Bir kere çok dolu geçen bir dönem yaşadık. 20 aydır görevdeyiz. Hiç oturmadık. Olağan kurultay, tüzük kurultay, milletvekili seçimi ve Cumhurbaşkanlığı seçimi geçirdik. Ardından yerel seçim maratonu vardı. Yerel seçimlerde Cumhuriyet Halk Partisi’nin ciddi başarısı ile sonuçlanan bir süreç yaşadık. Hem Türkiye geneli hem de İzmir için söylüyorum. Göreve geldiğim günden beri herkesi kucaklayan bir anlayış sergiledim. Bütün partililerimiz bizim yoldaşımız. Bu anlayış ile yönetim anlayışı sergiledim. Bunun doğru olduğunu görüyorum. Görevin gerekleri ne ise onu uyguladım. Yönetici arkadaşlarım da sağ olsunlar destek oldular. Ben sorumluluğu başkanlarına atmayı sevmem. Bir sorumluluğumuz varsa onun gerekleri yaparım. Aday belirleme sürecinde, inisiyatif almam gereken yerde inisiyatif aldım. Doğru adayların belirlenmesi için anket çalışmaları yaptırdım. Genel Merkezimiz de yaptırdı biz de yaptırdık. Bunun seçim sonuçlarına yansıdığını düşünüyorum.

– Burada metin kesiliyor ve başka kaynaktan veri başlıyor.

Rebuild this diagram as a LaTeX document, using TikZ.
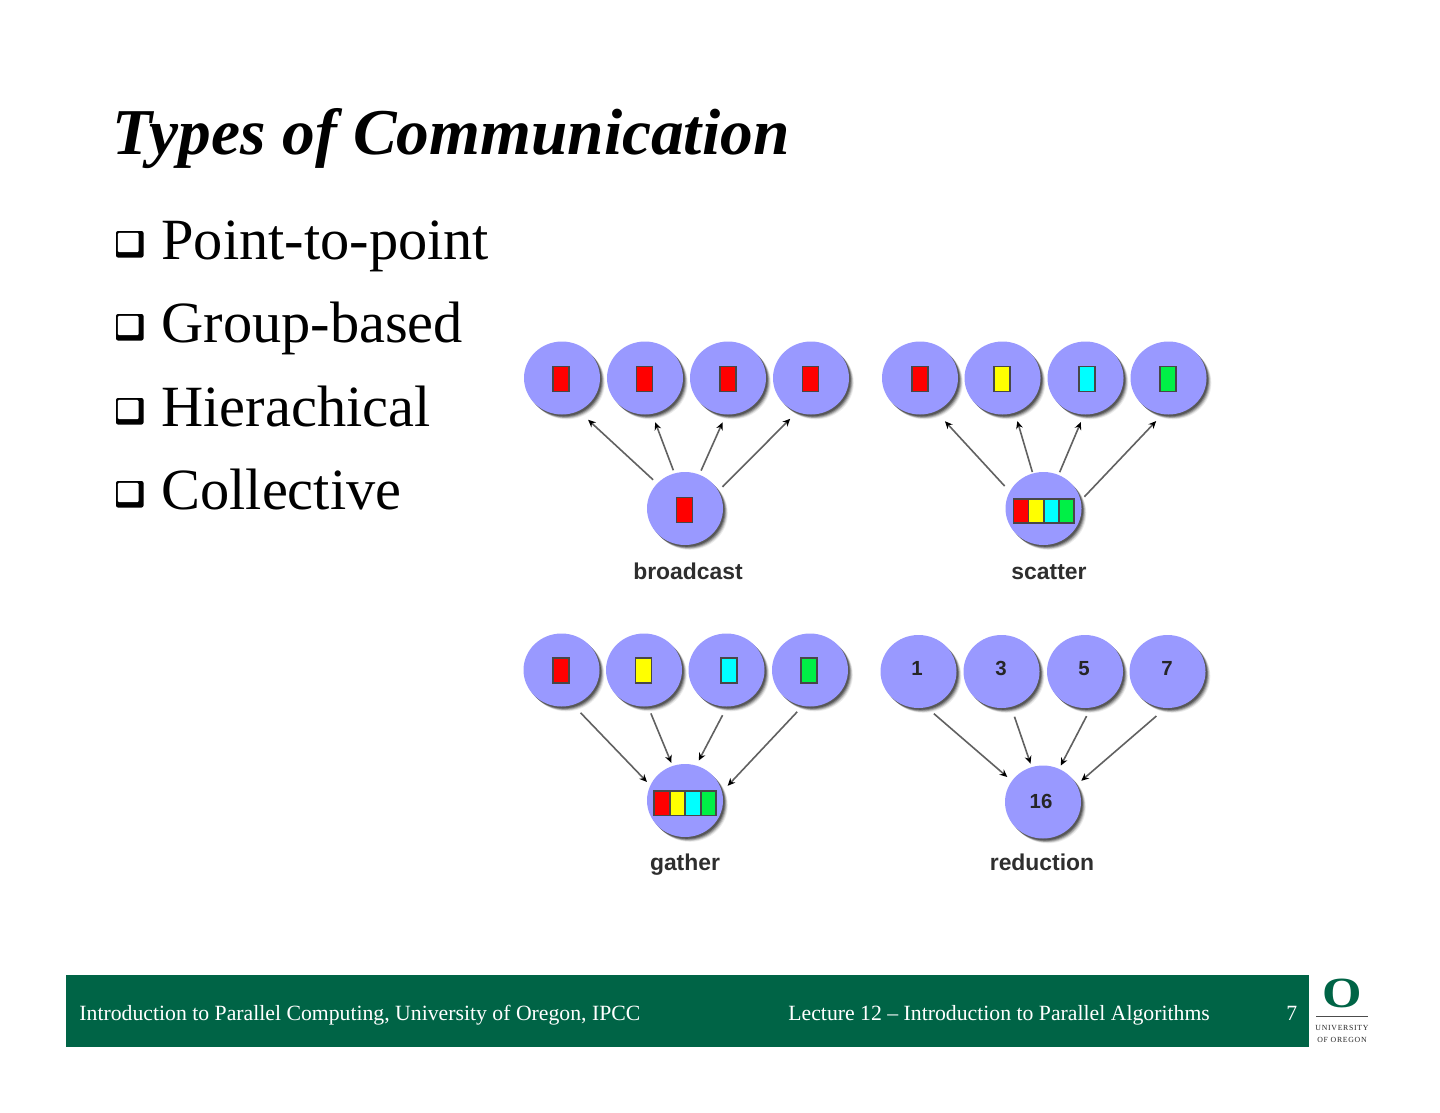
\documentclass[tikz,border=0pt]{standalone}
\usepackage{fontspec}
\setmainfont{Liberation Serif}
\newfontfamily\lblfont{Liberation Sans}[BoldFont={Liberation Sans Bold}]
\newfontfamily\logofont[LetterSpace=9]{Liberation Serif}
\usetikzlibrary{shapes.geometric,arrows.meta,calc,shadows}
\definecolor{uogreen}{RGB}{0,100,70}
\definecolor{ball}{RGB}{153,153,255}
\definecolor{cellgreen}{RGB}{0,240,70}
\definecolor{cellred}{RGB}{255,0,0}
\definecolor{cellyellow}{RGB}{255,255,0}
\definecolor{cellcyan}{RGB}{0,255,255}
\tikzset{
  ballnode/.style={ellipse,inner sep=0pt,minimum width=38pt,minimum height=36.5pt,fill=ball,
    drop shadow={shadow xshift=2.4pt,shadow yshift=-2.4pt,opacity=.08,fill=black},
    drop shadow={shadow xshift=2pt,shadow yshift=-2pt,opacity=.12,fill=black},
    drop shadow={shadow xshift=1.6pt,shadow yshift=-1.7pt,opacity=.18,fill=black},
    drop shadow={shadow xshift=1.2pt,shadow yshift=-1.3pt,opacity=.25,fill=black},
    drop shadow={shadow xshift=.8pt,shadow yshift=-.9pt,opacity=.3,fill=black}},
  cell/.style={rectangle,draw=black!72,line width=.85pt,inner sep=0pt,minimum width=8pt,minimum height=12.5pt},
  barcell/.style={cell,minimum width=7.6pt,minimum height=12.2pt},
  conn/.style={draw=black!62,line width=.8pt,-{Stealth[length=3.8pt,width=3.4pt,black]}},
  lbl/.style={font=\lblfont\bfseries\fontsize{11.45}{13}\selectfont,text=black!82,anchor=base,inner sep=0pt},
  digit/.style={font=\lblfont\bfseries\fontsize{10.2}{12}\selectfont,text=black!85,inner sep=0pt,anchor=base},
  titletxt/.style={font=\bfseries\itshape\fontsize{32.7}{36}\selectfont,anchor=base west,inner sep=0pt},
  bullettxt/.style={font=\fontsize{29.2}{34}\selectfont,anchor=base west,inner sep=0pt},
  foot/.style={font=\fontsize{10.87}{14}\selectfont,text=white,anchor=base west,inner sep=0pt},
  logotxt/.style={font=\logofont\fontsize{3.9}{5}\selectfont,text=black!85,inner sep=0pt},
}
\newcommand{\conn}[6]{\draw[conn] ($(#1)!#3!(#1.#2)$) -- ($(#4)!#6!(#4.#5)$);}
\begin{document}
\begin{tikzpicture}[x=.5pt,y=-.5pt]
\useasboundingbox (0,0) rectangle (1440,1113);
\fill[white] (0,0) rectangle (1440,1113);
% title and list
\node[titletxt] (title) at (112,155) {Types of Communication};
\foreach \yy/\nm/\tx in {259/b1/Point-to-point,342/b2/Group-based,426/b3/Hierachical,509/b4/Collective}{
  \fill[black,rounded corners=1pt] (116,\yy-28) rectangle (143.5,\yy-1.5);
  \fill[white,rounded corners=.6pt] (117.8,\yy-26.2) rectangle (138.5,\yy-6.8);
  \node[bullettxt] (\nm) at (161,\yy) {\tx};
}
% broadcast
\foreach \n/\x in {1/562,2/645,3/728,4/811}{\node[ballnode] (bt\n) at (\x,378) {};}
\node[ballnode] (bb) at (685,508.5) {};
\foreach \n/\x in {1/560.8,2/644.5,3/728,4/810.5}{\node[cell,fill=cellred] (bc\n) at (\x,379) {};}
\node[cell,fill=cellred] (bc) at (684.5,510) {};
\conn{bb}{138}{1.14}{bt1}{-58}{1.32}
\conn{bb}{107}{1.08}{bt2}{-77.5}{1.23}
\conn{bb}{67.4}{1.11}{bt3}{-97.6}{1.21}
\conn{bb}{30}{1.14}{bt4}{-117}{1.23}
\node[lbl] (blab) at (688,579) {broadcast};
% scatter
\foreach \n/\x in {1/920,2/1002.5,3/1085.5,4/1168.5}{\node[ballnode] (st\n) at (\x,378) {};}
\node[ballnode] (sb) at (1043.5,508.5) {};
\foreach \n/\x/\c in {1/919.7/cellred,2/1002.3/cellyellow,3/1087.3/cellcyan,4/1168/cellgreen}{\node[cell,fill=\c] (sc\n) at (\x,379) {};}
\foreach \n/\x/\c in {1/1021/cellred,2/1036.2/cellyellow,3/1051.4/cellcyan,4/1066.6/cellgreen}{\node[barcell,fill=\c] (sx\n) at (\x,511) {};}
\conn{sb}{150.8}{1.18}{st1}{-60}{1.34}
\conn{sb}{107.8}{1.03}{st2}{-71.3}{1.23}
\conn{sb}{66.8}{1.07}{st3}{-96}{1.20}
\conn{sb}{16.5}{1.11}{st4}{-106}{1.21}
\node[lbl] (slab) at (1049,579) {scatter};
% gather
\foreach \n/\x in {1/561.5,2/644,3/726.5,4/810}{\node[ballnode] (gt\n) at (\x,670) {};}
\node[ballnode] (gb) at (685,800.5) {};
\foreach \n/\x/\c in {1/560.7/cellred,2/643.5/cellyellow,3/728.7/cellcyan,4/809.3/cellgreen}{\node[cell,fill=\c] (gc\n) at (\x,670.8) {};}
\foreach \n/\x/\c in {1/661.8/cellred,2/677.3/cellyellow,3/692.8/cellcyan,4/708.3/cellgreen}{\node[barcell,fill=\c] (gx\n) at (\x,803.3) {};}
\conn{gt1}{-66}{1.26}{gb}{154.7}{1.11}
\conn{gt2}{-81.4}{1.19}{gb}{110.7}{1.08}
\conn{gt3}{-95}{1.23}{gb}{71.8}{1.14}
\conn{gt4}{-107.5}{1.18}{gb}{19.5}{1.18}
\node[lbl] (glab) at (685,870) {gather};
% reduction
\foreach \n/\x in {1/918.5,2/1001.5,3/1085,4/1167.5}{\node[ballnode] (rt\n) at (\x,671.5) {};}
\node[ballnode] (rb) at (1043,802) {};
\foreach \n/\x/\t in {1/917/1,2/1001/3,3/1084/5,4/1167/7}{\node[digit] (rd\n) at (\x,675.5) {\t};}
\node[digit] (rd) at (1041,808.5) {16};
\conn{rt1}{-70}{1.21}{rb}{145.8}{1.15}
\conn{rt2}{-74.4}{1.27}{rb}{108.6}{1.09}
\conn{rt3}{-88.7}{1.21}{rb}{64.4}{1.09}
\conn{rt4}{-104.3}{1.24}{rb}{29}{1.15}
\node[lbl] (rlab) at (1042,870) {reduction};
% footer
\fill[uogreen] (66,975) rectangle (1309,1047);
\node[foot] (f1) at (79,1020) {Introduction to Parallel Computing, University of Oregon, IPCC};
\node[foot] (f2) at (788,1020) {Lecture 12 – Introduction to Parallel Algorithms};
\node[foot] (f3) at (1286,1020) {7};
% logo
\node[inner sep=0pt,text=uogreen,font=\bfseries\fontsize{21.5}{24}\selectfont,xscale=1.18] (logoO) at (1342,993) {O};
\draw[black!70,line width=.5pt] (1316,1016.5) -- (1368,1016.5);
\node[logotxt] (l1) at (1342,1028) {UNIVERSITY};
\node[logotxt] (l2) at (1342,1040) {OF OREGON};
\end{tikzpicture}
\end{document}
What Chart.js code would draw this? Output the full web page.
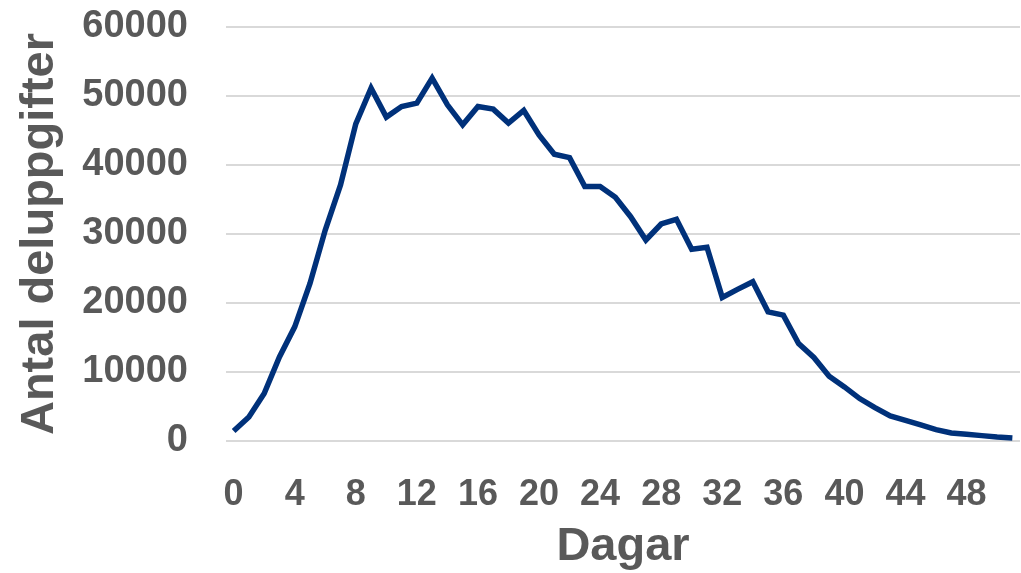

Basın üzerinden kimse ile polemiğe girmedim. Kimse ile kavga etmedim. Bunu yapan arkadaşlara doğru yolu gösterdik, uyardık. Sonuç alamadığımızda ise disiplin süreçlerini başlattık. Disiplin ile de ilgili zaman zaman eleştiren arkadaşlarımız oluyor. Bu basın üzerinden, sosyal medya üzerinden atışma ya da kavga etmek Cumhuriyet Halk Partisi’nin başarısına zarar veren bir konu. Parti içi demokrasi ayrı disiplin ayrı. Bunu ikisini birbirine karıştırmayacağız. Elbette demokrasi var. İfade özgürlüğü var. Ama ifade özgürlüğü demek, basın ve sosyal medya üzerinden hakarete varacak şekilde eleştirmek değil. Ben yetkilerini kullanan bir il başkanıyım. Bu parti kendisini koruyamazsa, Türkiye’yi koruyamaz. Bu yüzden yöneticilerin de inisiyatif alması gerekiyor. Amacımız Cumhuriyet Halk Partisi’ni iktidara taşımaktır. Bunu da başaracağız.